Both the model_final.pth and config.yaml need to be in the same directory if you are using the command line arguments.
Debugging
Here are some issues that may arise and the fixes that are recommended:
-
DLL issues
- ensure that the pythoncom37.dll and files aren't found multiple times in the PATH
- see https://github.com/mhammond/pywin32/issues/1709 and https://github.com/Azure/azure-cli/issues/17986
-
OSError: [Errno 22] Invalid argument: 'C:\Users\USER/.torch/iopath_cache\s/h7th27jfv19rxiy\model_final.pth?dl=1.lock'
- ensure the model weights are correctly downloaded and/or loaded; may also be an issue with pytesseract
- see https://stackoverflow.com/questions/68094922/pytorch-throws-oserror-on-detectron2layoutmodel
-
Cannot find field 'gt_masks' in the given Instances!
- ensure that you have masks defined in the training data, or switch to a model that doesn't require masks (faster verses mask)
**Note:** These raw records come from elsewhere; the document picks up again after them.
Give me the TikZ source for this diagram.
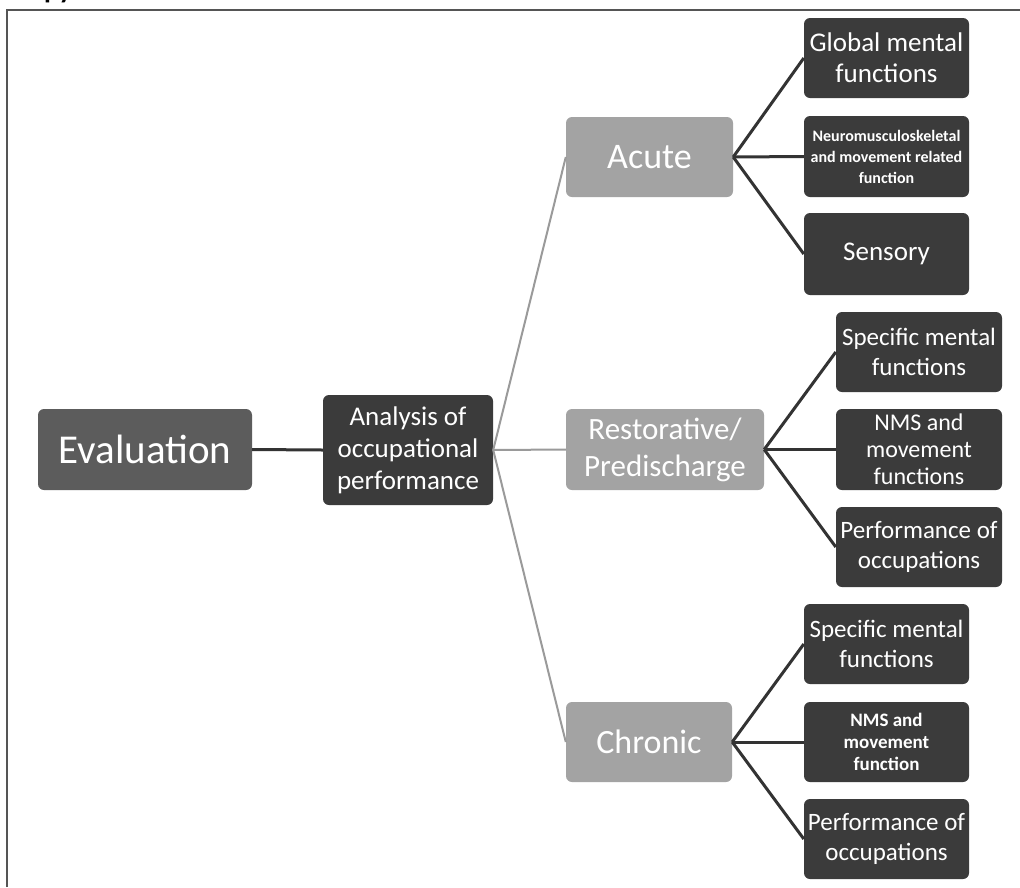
\documentclass[tikz,border=0pt]{standalone}
\usepackage{fontspec}
\setmainfont{Carlito}
\definecolor{boxdark}{HTML}{3B3B3B}
\definecolor{boxmid}{HTML}{5C5C5C}
\definecolor{boxlight}{HTML}{A3A3A3}
\definecolor{linedark}{HTML}{333333}
\definecolor{linelight}{HTML}{9A9A9A}
\definecolor{framegray}{HTML}{555555}
\tikzset{
  base/.style={rounded corners=6pt, inner sep=0pt, text=white, align=center},
  evalbox/.style={base, fill=boxmid, minimum width=214pt, minimum height=81pt, font=\fontsize{41}{46}\selectfont},
  anabox/.style={base, fill=boxdark, minimum width=170pt, minimum height=110pt, font=\fontsize{27}{32}\selectfont},
  catbox/.style={base, fill=boxlight, minimum width=167pt, minimum height=80pt, font=\fontsize{34}{37}\selectfont},
  leafbox/.style={base, fill=boxdark, minimum width=165pt, minimum height=80pt, font=\fontsize{25}{30}\selectfont},
  darkline/.style={draw=linedark, line width=3pt},
  lightline/.style={draw=linelight, line width=2pt},
}
\begin{document}
\begin{tikzpicture}[x=1pt, y=-1pt]
\clip (0,0) rectangle (1020,887);
\fill[white] (0,0) rectangle (1020,887);
% frame
\draw[framegray, line width=2pt] (7,887) -- (7,10) -- (1021,10);
% heading text, cut off by the top edge as in the reference
\node[anchor=base west, inner sep=0pt, font=\bfseries\fontsize{28}{28}\selectfont] (head) at (14,-2) {Copy};

% nodes
\node[evalbox] (eval) at (145,449.5) {Evaluation};
\node[anabox] (ana) at (408,450) {Analysis of\\occupational\\performance};

\node[catbox, font=\fontsize{36}{37}\selectfont] (acute) at (649.5,157) {Acute};
\node[catbox, minimum width=198pt, minimum height=81pt, font=\fontsize{31}{37}\selectfont] (rest) at (665,449.5) {Restorative/\\Predischarge};
\node[catbox, minimum width=166pt] (chron) at (649,742) {Chronic};

\node[leafbox, font=\fontsize{27}{31}\selectfont] (glob) at (886.5,58) {Global mental\\functions};
\node[leafbox, minimum height=81pt, font=\bfseries\fontsize{16}{21}\selectfont] (neuro) at (886.5,156.5) {Neuromusculoskeletal\\and movement related\\function};
\node[leafbox, minimum height=82pt, font=\fontsize{27}{31}\selectfont] (sens) at (886.5,254) {Sensory};

\node[leafbox, minimum width=166pt] (specr) at (919,352) {Specific mental\\functions};
\node[leafbox, minimum width=166pt, minimum height=81pt, font=\fontsize{24}{27}\selectfont] (nmsr) at (919,449.5) {NMS and\\movement\\functions};
\node[leafbox, minimum width=166pt] (perfr) at (919,547) {Performance of\\occupations};

\node[leafbox] (specc) at (886.5,644) {Specific mental\\functions};
\node[leafbox, font=\bfseries\fontsize{19}{22}\selectfont] (nmsc) at (886.5,742) {NMS and\\movement\\function};
\node[leafbox] (perfc) at (886.5,839) {Performance of\\occupations};

% connectors
\draw[darkline] (eval.east) -- (ana.west);
\draw[lightline] (ana.east) -- (acute.west);
\draw[lightline] (ana.east) -- (rest.west);
\draw[lightline] (ana.east) -- (chron.west);

\draw[darkline] (acute.east) -- (glob.west);
\draw[darkline] (acute.east) -- (neuro.west);
\draw[darkline] (acute.east) -- (sens.west);

\draw[darkline] (rest.east) -- (specr.west);
\draw[darkline] (rest.east) -- (nmsr.west);
\draw[darkline] (rest.east) -- (perfr.west);

\draw[darkline] (chron.east) -- (specc.west);
\draw[darkline] (chron.east) -- (nmsc.west);
\draw[darkline] (chron.east) -- (perfc.west);
\end{tikzpicture}
\end{document}
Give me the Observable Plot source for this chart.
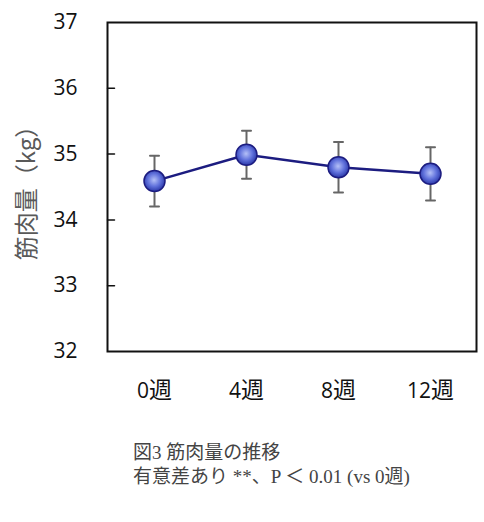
<!DOCTYPE html>
<html>
<head>
<meta charset="utf-8">
<script src="https://cdn.jsdelivr.net/npm/d3@7"></script>
<script src="https://cdn.jsdelivr.net/npm/@observablehq/plot@0.6"></script>
<style>
  html, body { margin: 0; padding: 0; background: #fff; }
  #chart svg { display: block; }
  #caption {
    margin-top: 31px;
    padding-left: 133px;
    font-family: "Liberation Serif", "Noto Sans CJK JP", serif;
    font-size: 19px;
    line-height: 24px;
    color: #444;
  }
</style>
</head>
<body>
<div id="chart"></div>
<div id="caption"><div>図3 筋肉量の推移</div><div>有意差あり **、P ＜ 0.01 (vs 0週)</div></div>
<script>
const weeks = ["0週", "4週", "8週", "12週"];
const means = [34.59, 34.99, 34.80, 34.70];
const errs = [0.385, 0.365, 0.385, 0.405];
const yTicks = [32, 33, 34, 35, 36, 37];
const innerTicks = [33, 34, 35, 36];
const yLabel = "筋肉量（kg）";

const data = weeks.map((w, i) => ({week: w, mean: means[i], lo: means[i] - errs[i], hi: means[i] + errs[i]}));
const lineShape = {draw(context, l) { context.moveTo(0, 0); context.lineTo(0, -l); }};

const chart = Plot.plot({
  width: 484,
  height: 410,
  marginLeft: 107,
  marginRight: 8,
  marginTop: 22,
  marginBottom: 59,
  style: {fontFamily: "'Open Sans', sans-serif", fontSize: "21px", color: "#111", background: "#fff"},
  x: {type: "point", domain: weeks, padding: 0.5},
  y: {domain: [32, 37]},
  marks: [
    Plot.axisY({ticks: yTicks, tickSize: 0, tickPadding: 30, tickFormat: d => d, fontSize: 21, fontFamily: "'Open Sans', sans-serif", fill: "#111", label: null}),
    Plot.axisY({ticks: [], label: yLabel, labelAnchor: "center", labelOffset: 90, labelArrow: "none", fontSize: 24, fill: "#595959"}),
    Plot.axisX({tickSize: 0, tickPadding: 32, fontSize: 21, fontFamily: "'Open Sans', sans-serif", fill: "#111", label: null}),
    Plot.vector(innerTicks, {y: d => d, frameAnchor: "left", rotate: 90, anchor: "start", length: 7, shape: lineShape, stroke: "#111", strokeWidth: 1.5}),
    Plot.ruleX(data, {x: "week", y1: "lo", y2: "hi", stroke: "#666", strokeWidth: 2}),
    Plot.vector(data, {x: "week", y: "hi", rotate: 90, anchor: "middle", length: 9, shape: lineShape, stroke: "#666", strokeWidth: 2}),
    Plot.vector(data, {x: "week", y: "lo", rotate: 90, anchor: "middle", length: 9, shape: lineShape, stroke: "#666", strokeWidth: 2}),
    Plot.line(data, {x: "week", y: "mean", stroke: "#1c1c80", strokeWidth: 2.5}),
    Plot.dot(data, {x: "week", y: "mean", r: 10.5, fill: "url(#ball)", stroke: "#1c1c80", strokeWidth: 1.5}),
    Plot.frame({stroke: "#111", strokeWidth: 2})
  ]
});

const svg = d3.select(chart);
svg.insert("defs", ":first-child").html(
  '<radialGradient id="ball" cx="48%" cy="45%" r="55%">' +
  '<stop offset="0%" stop-color="#b4c0f7"/>' +
  '<stop offset="55%" stop-color="#6172dc"/>' +
  '<stop offset="100%" stop-color="#2a38a8"/>' +
  '</radialGradient>'
);
svg.selectAll("text").each(function() {
  const t = d3.select(this);
  const s = t.text();
  if (s === yLabel) {
    t.style("font-family", "'Noto Sans CJK JP', sans-serif").style("font-size", "24px").style("fill", "#595959");
  } else if (weeks.includes(s)) {
    const num = s.replace("週", "");
    t.text(null);
    t.append("tspan").text(num);
    t.append("tspan").style("font-family", "'Noto Sans CJK JP', sans-serif").style("font-size", "23px").text("週");
  }
});
document.getElementById("chart").appendChild(chart);
</script>
</body>
</html>
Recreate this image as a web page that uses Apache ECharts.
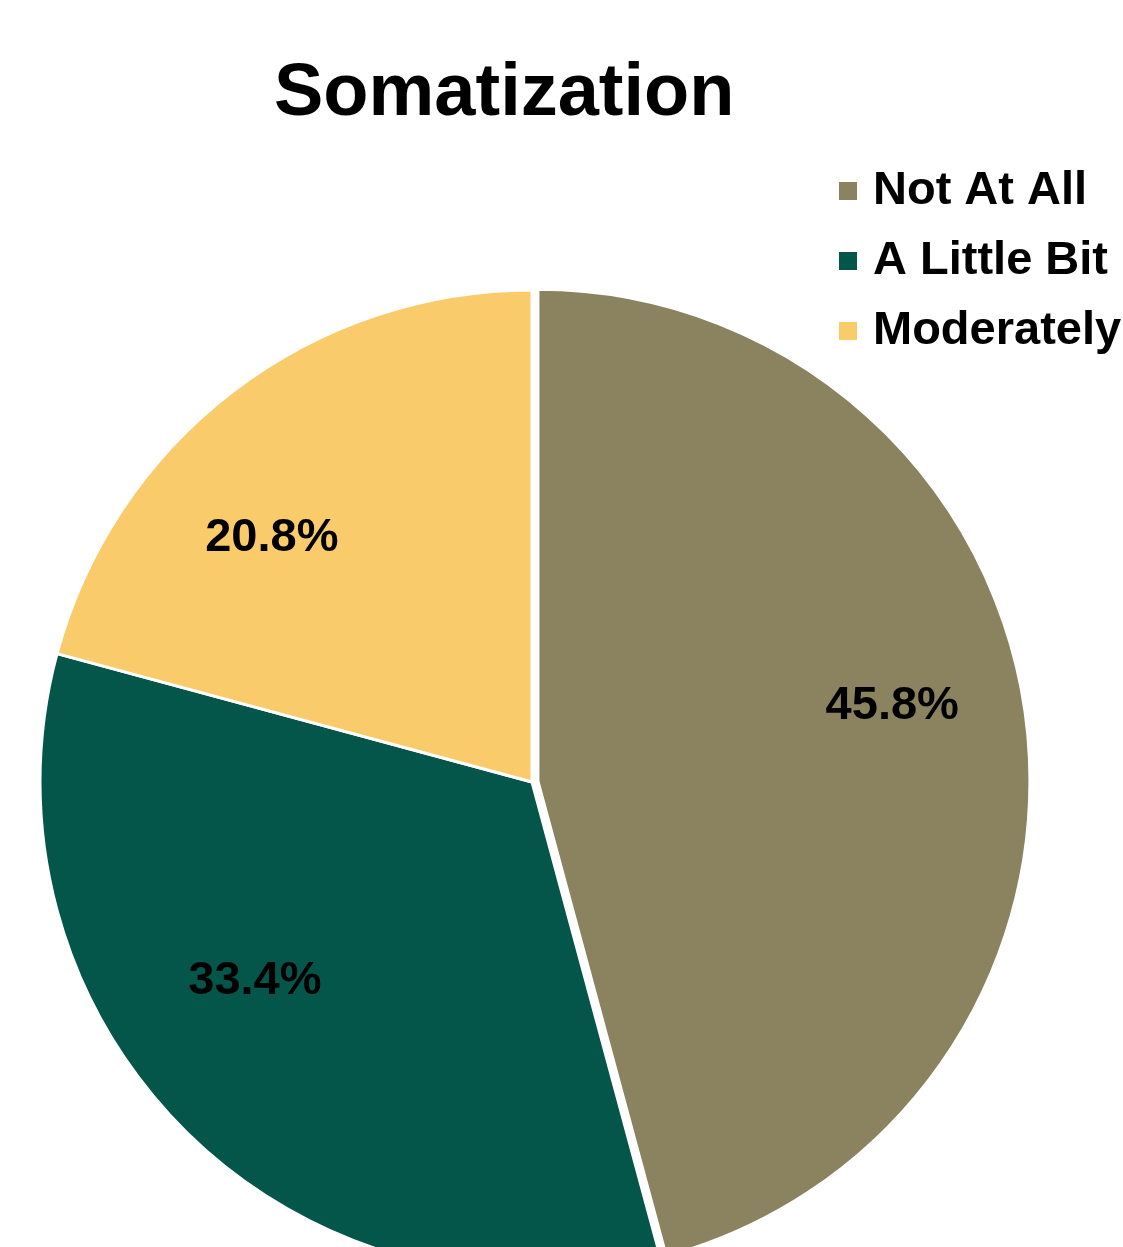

- https://github.com/facebookresearch/detectron2/issues/485
-
Can't find model weights after training a model
-
Just a good link to have: https://towardsdatascience.com/auto-parse-and-understand-any-document-5d72e81b0be9
Model Retraining
For a detectron2 training tutorial, see this colab.
You'll need the following git repo to have a config file that works in the next stages. Here's an example of the next stages with some explanations to help supplement the documentation already on the github page.
git clone https://github.com/Layout-Parser/layout-model-training.git
cd layout-model-training
python tools/train_net.py --dataset_name "lsr" --json_annotation_train "/content/training/coco.json" --image_path_train "/content/training" --config-file "/content/layout-model-training/pubLay.yml" MODEL.WEIGHTS "/content/layout-model-training/pubLay.pth" OUTPUT_DIR "/content/out" SOLVER.MAX_ITER 300 SOLVER.IMS_PER_BATCH 2 SOLVER.BASE_LR 0.00025 MODEL.ROI_HEADS.BATCH_SIZE_PER_IMAGE 128 MODEL.ROI_HEADS.NUM_CLASSES 1
train_net.py has 2 different types of arguments: script specific and detectron2 specific arguments. See the github project for documentation on any argument starting with --
while all other arguments (in all caps) are detectron2 arguments. The --json_annotation_train
argument is expecting a json file that follows the coco dataset format. The config files can be found in the layout parser pretrained zoo. No clear documentation exists on how to get a config file for other models.
After training is done, there should be model_final.pth and config.yaml files near the working directory. These are the same files that are required for a custom model in the ocr script.